Halloween Ends, la recensione
Con l'ultimo capitolo della sua trilogia David Gordon Green riesce a tirare le fila di una saga intera, trovando un senso a tutto
La recensione di Halloween Ends, dal 13 ottobre al cinema
Per tutta la prima parte, nonostante non manchino delle morti e ogni due dialoghi esca fuori il nome di Michael Myers, sembra di assistere a un film con finalità romantiche, uno molto ben fatto. Sarà poi l’arrivo della società, cioè degli altri, a virare tutto facendo tornare a galla il male. Nel film precedente infatti Michael Myers era stato preso dalla folla, era stato insultato e menato prima di vendicarsi come suo solito. Probabilmente si deve essere risentito di questo linciaggio e si è così ritirato, ma in una mossa da Stephen King (non l’unica del film) in realtà attende solo nell’ombra il momento in cui il suo male possa trovare nuove persone insoddisfatte da possedere.

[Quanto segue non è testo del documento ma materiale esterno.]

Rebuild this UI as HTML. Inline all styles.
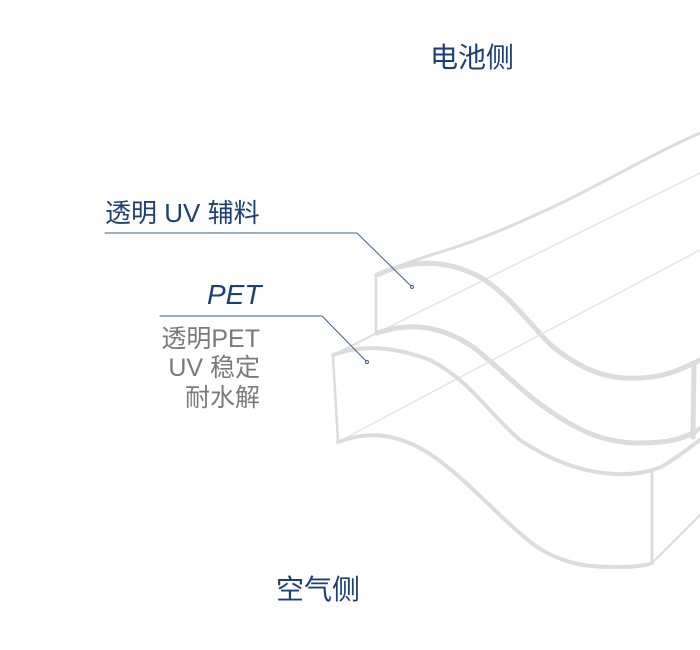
<!DOCTYPE html>
<html><head><meta charset="utf-8"><style>
html,body{margin:0;padding:0;background:#fff;}
body{width:700px;height:650px;position:relative;overflow:hidden;font-family:"Liberation Sans","Noto Sans CJK SC",sans-serif;}
.t{position:absolute;white-space:nowrap;line-height:1;}
.b{color:#1e3f73;}
.g{color:#7a7a7a;font-size:25px;text-align:right;width:200px;}
</style></head><body>
<svg width="700" height="650" style="position:absolute;left:0;top:0" fill="none" stroke-linecap="round" stroke-linejoin="round">
<g stroke="#dcdcdc">
<path d="M377,275 C400,265 430,255 453,248 C490,236 520,222 553,207 C600,185 650,155 700,133" stroke-width="3"/>
<path d="M377,333 L700,173" stroke-width="1.5" stroke="#e4e4e4"/>
<path d="M376,276 L376,334" stroke-width="2.5"/>
<path d="M377,275 C405,262 440,256 480,277 C510,295 530,325 553,347 C585,372 610,380 640,378 C665,377 680,370 700,360" stroke-width="5"/>
<path d="M694,365 L693,437" stroke-width="5"/>
<path d="M377,333 C410,322 440,325 473,347 C500,368 525,395 553,413 C585,435 610,443 640,443 C665,443 680,440 695,432" stroke-width="5"/>
<path d="M695,432 L700,428" stroke-width="4"/>
<path d="M333,355 L377,333" stroke-width="2"/>
<path d="M333,356 L338,442" stroke-width="2.5"/>
<path d="M338,442 L700,250" stroke-width="1.5" stroke="#e4e4e4"/>
<path d="M333,355 C355,347 385,343 430,360 C470,380 490,415 520,440 C550,460 580,472 615,474 C640,475 660,470 672,460 C685,452 692,445 700,440" stroke-width="4"/>
<path d="M338,442 C360,434 385,430 420,448 C460,470 500,520 537,547 C565,565 590,567 615,567 C630,567 645,566 652,563" stroke-width="4"/>
<path d="M652,472 L652,563" stroke-width="3"/>
<path d="M652,563 L700,515" stroke-width="2"/>
</g>
<g stroke="#3a5f95" stroke-width="1" fill="none">
<path d="M105,233 L357,233 L412,287"/>
<path d="M160,316 L322,316 L367,362"/>
</g>
<circle cx="412" cy="287" r="1.5" fill="#fff" stroke="#3a5f95"/>
<circle cx="367" cy="362" r="1.5" fill="#fff" stroke="#3a5f95"/>
</svg>
<div class="t b" style="left:430px;top:44px;font-size:28px;">电池侧</div>
<div class="t b" style="left:105px;top:200px;font-size:26px;">透明 UV 辅料</div>
<div class="t b" style="left:207px;top:281px;font-size:28px;font-style:italic;">PET</div>
<div class="t g" style="left:60px;top:327px;">透明PET</div>
<div class="t g" style="left:60px;top:356px;">UV 稳定</div>
<div class="t g" style="left:60px;top:386px;">耐水解</div>
<div class="t b" style="left:276px;top:576px;font-size:28px;">空气侧</div>
</body></html>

C’è molto in quest’ultimo film l’idea tipica di King che le persone siano peggiorate dalla famiglia, dalla società e dagli uomini intorno a loro, e quindi che il male di fantasia della storia sia sempre espressione o allegoria del male reale che ci facciamo noi a vicenda, dei pregiudizi, dell’arroganza e dell’oppressione degli esseri umani su altri esseri umani. Ad un certo punto Michael Myers sembra infatti quasi IT. La cosa potrebbe dare fastidio, perché non è quella la sua natura né lo spirito dei suoi film, tuttavia forse è la maniera migliore di trovare un senso e una chiusa a questi tre film.
Un finale tanto auspicabile quanto efferato dimostrerà come non tutto quello che sembra giusto in teoria poi non necessariamente lo sia quando lo vediamo avvenire, lasciando lo spettatore con più di una domanda sulla correttezza di ciò di cui è appena stato testimone.